The Sino-U.S. “cold tech war” is reaching new heights—or rather depths—as tensions are building under the sea. First it was semiconductors. Now it’s submarine cables.
Undersea cables, unseen and often ignored, are essential to daily life and critical to U.S. national security. Over 97 percent of global data traffic travels through a network of cables that sit atop the seabed of the world’s oceans. Those same cables transmit upwards of $10 trillion in financial transactions every day and are a central component of the American military’s network-centric warfare operations.
In the current geopolitical climate, submarine cable financing and construction is about far more than turning profits. Control of cable networks means control of information—a center of gravity in modern conflict. Now, national governments are inserting themselves in bidding wars between private firms to gain a strategic edge over their adversaries in the information sphere. Nowhere is such competition more apparent than between the United States and China.
The Chinese Communist Party (CCP) openly monitors and regulates the flow of information between its citizens, and increasingly, the same is true worldwide. In fact, the CCP mandates that Chinese-based fiber-optic companies conduct surveillance on its behalf both at home and abroad. The U.S. government has since limited the use of equipment from these businesses on American shores, stating that its authorization poses “an unacceptable risk to national security.”
In 2018, a consortium including state-backed China Mobile applied to build the “Bay to Bay Express” cable, connecting Hong Kong to California. However, a Trump-era working group assessed that Hong Kong-based cables “would expose U.S. communications traffic to collection” by the Chinese Communist Party. Approvals for cable landings linking U.S. soil to Hong Kong were therefore blocked, forcing China to abandon the project.
Following the collapse of several similar deals in the Pacific, China’s undersea cable industry turned toward Africa and Eurasia—markets that receive low levels of American investment and are therefore open to Chinese capital. Already part of the “Belt and Road Initiative,” President Xi Jinping’s colossal investment strategy to enhance the CCP’s political influence in the developing world, some of these countries were more receptive to becoming part of China’s cable network.
In 2021, China Mobile, Facebook, and others constructed a submarine cable surrounding the African continent. The cable advances China’s “Digital Silk Road,” the technological component of Beijing’s Belt and Road Initiative that will expand its global infrastructure network. Additionally, notorious tech giant Huawei’s cleverly rebranded subsidiary HMN Tech laid a cable in December 2022 known as “PEACE,” linking Kenya and Pakistan to France. The PEACE cable extends through the Suez Canal—a vital waterway connecting the Indian Ocean to the Mediterranean Sea along China’s “Maritime Silk Road” route.
The U.S. is combating CCP fiber-optic influence at its source—the bidding process. In February 2023, a U.S. government push successfully removed HMN Tech, China Telecom, and China Mobile from the South East Asia-Middle East-West Europe 6 (Sea-Me-We 6) project, a proposed 12,000-mile cable that will connect southeast Asia to western Europe.

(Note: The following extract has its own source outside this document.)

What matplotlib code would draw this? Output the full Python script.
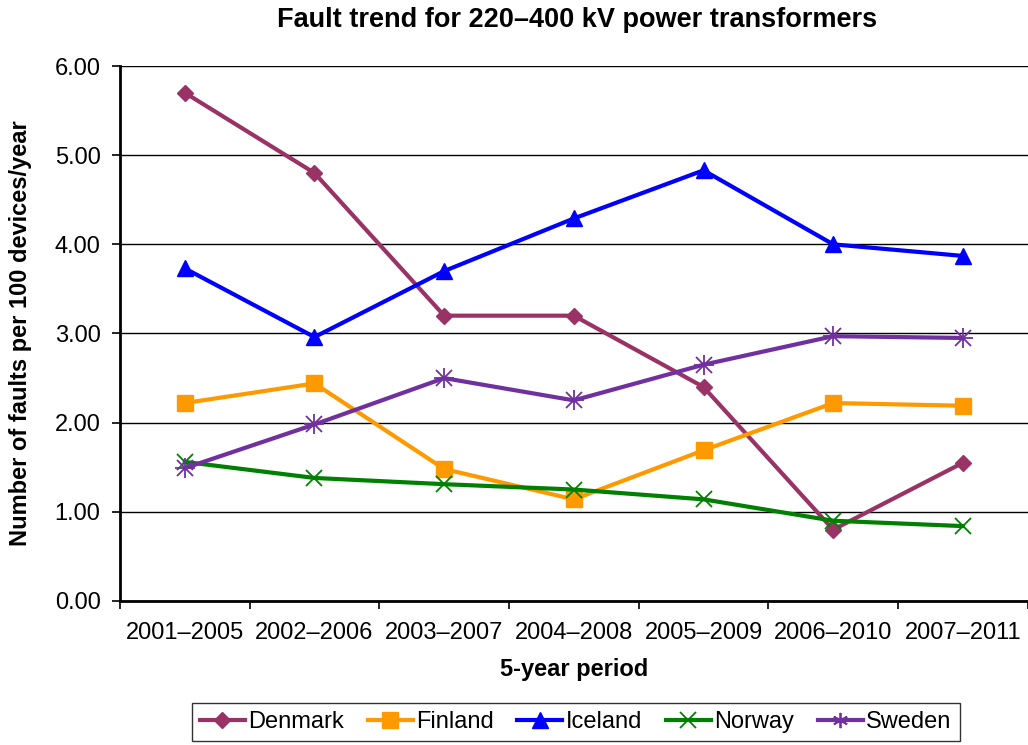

Unfortunately, that success was short-lived. Two months later, China Telecom and China Unicom announced plans to finance a $500 million undersea cable, calling it Europe-Middle East-Asia, or EMA. This undersea cable will rival the Sea-Me-We 6, stretching along a remarkably similar route and landing at many of the same locations.
The U.S. and China are now engaged in a full-fledged tit-for-tat cable competition, launching new projects of their own and disrupting projects started by the other. For instance, the United States, Japan, and Australia signed an agreement with Micronesia in June of this year to construct an undersea cable for their island chain. These islands are situated in the western Pacific—an area where Washington and Beijing are both vying for influence. The U.S. successfully convinced the Micronesians to reject a similar offer from the Chinese in 2021, warning that the CCP would likely use a Chinese-laid cable to collect intelligence.
Capitol Hill is also taking steps to counter China’s ability to build undersea cables. In early 2023, House Republicans led by Representative Brian Mast (FL-21) drafted a bill that “would require the Biden Administration to develop a strategy to limit foreign adversaries like China from accessing goods and technologies capable of supporting undersea cables.” The legislation, titled the Undersea Cable Control Act, unanimously passed the House in March, and is expected to pass in the Senate.
Submarine cable competition between the United States and China has serious implications for today’s information war. If China and the U.S. continue to bid against each other, countries will be forced to choose between their cable networks, forming a “digital Iron Curtain” that splits the internet ecosystem in two. Just like Cold War-era Germany, a boundary line will separate two ideological worlds. This time though, the Berlin Wall will be invisible, and the divide will not be one of peoples, but of information itself.